What the court decided
Back in 2012, when Slovenia created their net neutrality rules, lawmakers rejected a provision that outlawed price discrimination. Last week’s ruling against AKOS (which is forthcoming here (4), but that I learned about from participants at an AKOS-hosted conference (5)) reiterated the Slovenian net neutrality law, saying that “network operators and Internet service providers must preserve the open and neutral nature of the internet. Thus they must not restrict, delay or slow down Internet traffic at the level of individual services or applications.” But it ruled that the definition does not constitute a prescription for the financial treatment of traffic. The court explained, “The non-charging of transfer of certain data does not constitute a breach… nor can it be regarded as a restriction, restraint, or slowing down Internet traffic at the level of individual services or applications. Nor can it be equated with the prohibition of equal treatment and positive price discrimination cannot be extracted by any interpretative method.”
In other words, the court ruled that price discrimination is allowed under net neutrality law, accepted the competition authority’s explanation of the practice, and confirmed the petitioners’ arguments.
Implications for net neutrality in EU and around the world
The ruling comes just as BEREC closed its consultation (6) for guidelines (7) to implement the new EU net neutrality rules. The EU law (8), which supersedes national law, does not discuss zero rating. However BEREC has devoted a number of pages in its guidelines to the topic, as well as five detailed criteria for how zero rating should be assessed by national regulatory authorities.

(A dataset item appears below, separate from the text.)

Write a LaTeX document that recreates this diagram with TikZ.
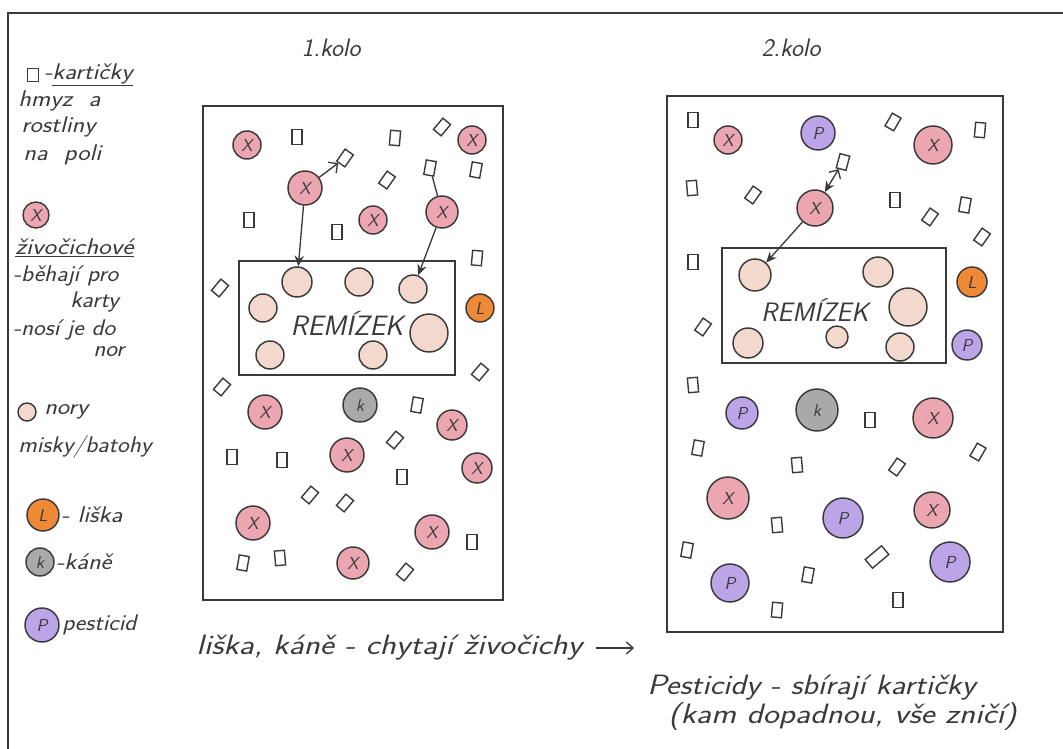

A ban on zero rating and other extreme provisions were unanimously rejected by the EU Parliament, but restrictive provisions still made their way into the guidelines, arguably on the advice of Barbara van Schewick and other net neutrality activists (9).
It appears that BEREC is setting up member states for inevitable litigation that has taken Slovenia 18 months to resolve. It is fitting that Slovenia, a former communist country, pushed back against government takeover of the Internet and regulatory indifference to empirical assessment to uphold the rule of law. It should inspire the US and EU to do the same.